= Your goal =
Leave out the pictures, and retype only the lines from the beginning of the material through the line that contains "const labels = sampleCounts.map((c, i)", including both.

= Data excerpt =
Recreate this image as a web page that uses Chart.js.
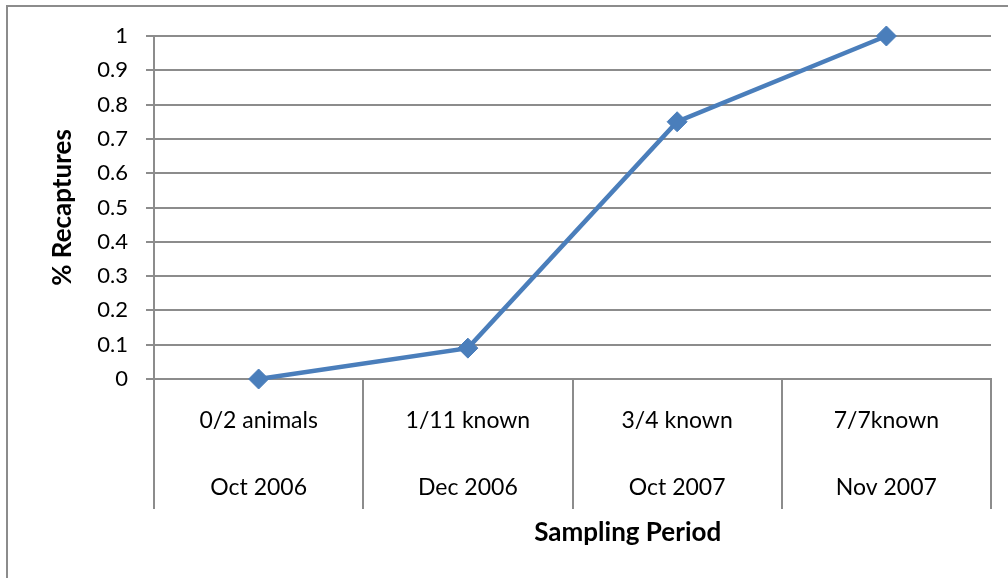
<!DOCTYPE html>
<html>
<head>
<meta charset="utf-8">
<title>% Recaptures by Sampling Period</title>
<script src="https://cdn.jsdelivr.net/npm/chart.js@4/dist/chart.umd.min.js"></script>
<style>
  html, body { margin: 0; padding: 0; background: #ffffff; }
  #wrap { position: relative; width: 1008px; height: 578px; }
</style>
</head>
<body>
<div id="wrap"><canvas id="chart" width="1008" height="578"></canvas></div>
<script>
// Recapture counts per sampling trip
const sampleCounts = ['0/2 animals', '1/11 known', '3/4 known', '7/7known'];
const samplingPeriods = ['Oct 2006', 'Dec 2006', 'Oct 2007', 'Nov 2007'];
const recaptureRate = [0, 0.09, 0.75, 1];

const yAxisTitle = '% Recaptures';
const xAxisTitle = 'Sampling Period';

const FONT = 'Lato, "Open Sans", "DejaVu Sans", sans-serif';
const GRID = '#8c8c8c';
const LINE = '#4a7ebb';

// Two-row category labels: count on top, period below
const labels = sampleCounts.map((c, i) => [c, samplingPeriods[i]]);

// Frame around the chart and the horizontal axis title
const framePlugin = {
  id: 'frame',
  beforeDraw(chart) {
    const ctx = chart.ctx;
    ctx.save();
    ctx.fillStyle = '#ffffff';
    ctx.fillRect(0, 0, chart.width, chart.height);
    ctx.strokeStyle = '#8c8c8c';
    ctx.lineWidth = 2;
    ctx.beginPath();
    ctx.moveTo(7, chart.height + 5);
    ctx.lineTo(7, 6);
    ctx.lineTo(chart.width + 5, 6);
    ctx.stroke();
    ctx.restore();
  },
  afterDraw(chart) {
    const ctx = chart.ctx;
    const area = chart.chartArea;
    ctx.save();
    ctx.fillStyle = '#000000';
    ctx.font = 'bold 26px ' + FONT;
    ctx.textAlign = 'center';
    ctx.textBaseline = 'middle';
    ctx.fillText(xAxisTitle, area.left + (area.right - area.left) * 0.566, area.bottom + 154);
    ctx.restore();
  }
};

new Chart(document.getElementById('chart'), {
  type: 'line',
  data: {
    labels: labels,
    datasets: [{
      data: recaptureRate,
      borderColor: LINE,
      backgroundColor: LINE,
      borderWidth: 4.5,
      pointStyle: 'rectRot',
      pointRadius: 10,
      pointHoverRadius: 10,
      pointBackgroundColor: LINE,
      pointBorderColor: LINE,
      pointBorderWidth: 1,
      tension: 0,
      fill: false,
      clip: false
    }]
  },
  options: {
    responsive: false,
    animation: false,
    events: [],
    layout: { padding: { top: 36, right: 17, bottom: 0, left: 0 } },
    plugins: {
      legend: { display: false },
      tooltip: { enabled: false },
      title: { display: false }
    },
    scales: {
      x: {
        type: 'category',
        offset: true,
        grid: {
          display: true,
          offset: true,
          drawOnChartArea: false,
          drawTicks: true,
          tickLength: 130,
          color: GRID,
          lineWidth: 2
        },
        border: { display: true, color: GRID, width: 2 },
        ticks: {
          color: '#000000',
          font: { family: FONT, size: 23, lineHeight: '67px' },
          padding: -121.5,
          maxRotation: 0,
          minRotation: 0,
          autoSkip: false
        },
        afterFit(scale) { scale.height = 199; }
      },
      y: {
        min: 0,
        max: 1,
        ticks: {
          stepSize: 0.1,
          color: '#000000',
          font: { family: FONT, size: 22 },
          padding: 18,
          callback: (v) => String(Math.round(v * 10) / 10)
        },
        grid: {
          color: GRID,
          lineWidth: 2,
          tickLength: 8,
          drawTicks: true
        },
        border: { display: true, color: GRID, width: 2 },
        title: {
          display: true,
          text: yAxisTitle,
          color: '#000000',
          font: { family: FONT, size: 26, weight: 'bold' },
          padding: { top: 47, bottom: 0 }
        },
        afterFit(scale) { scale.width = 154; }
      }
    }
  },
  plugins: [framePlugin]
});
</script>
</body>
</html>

= Answer for the task =
Recreate this image as a web page that uses Chart.js.
<!DOCTYPE html>
<html>
<head>
<meta charset="utf-8">
<title>% Recaptures by Sampling Period</title>
<script src="https://cdn.jsdelivr.net/npm/chart.js@4/dist/chart.umd.min.js"></script>
<style>
  html, body { margin: 0; padding: 0; background: #ffffff; }
  #wrap { position: relative; width: 1008px; height: 578px; }
</style>
</head>
<body>
<div id="wrap"><canvas id="chart" width="1008" height="578"></canvas></div>
<script>
// Recapture counts per sampling trip
const sampleCounts = ['0/2 animals', '1/11 known', '3/4 known', '7/7known'];
const samplingPeriods = ['Oct 2006', 'Dec 2006', 'Oct 2007', 'Nov 2007'];
const recaptureRate = [0, 0.09, 0.75, 1];

const yAxisTitle = '% Recaptures';
const xAxisTitle = 'Sampling Period';

const FONT = 'Lato, "Open Sans", "DejaVu Sans", sans-serif';
const GRID = '#8c8c8c';
const LINE = '#4a7ebb';

// Two-row category labels: count on top, period below
const labels = sampleCounts.map((c, i) => [c, samplingPeriods[i]]);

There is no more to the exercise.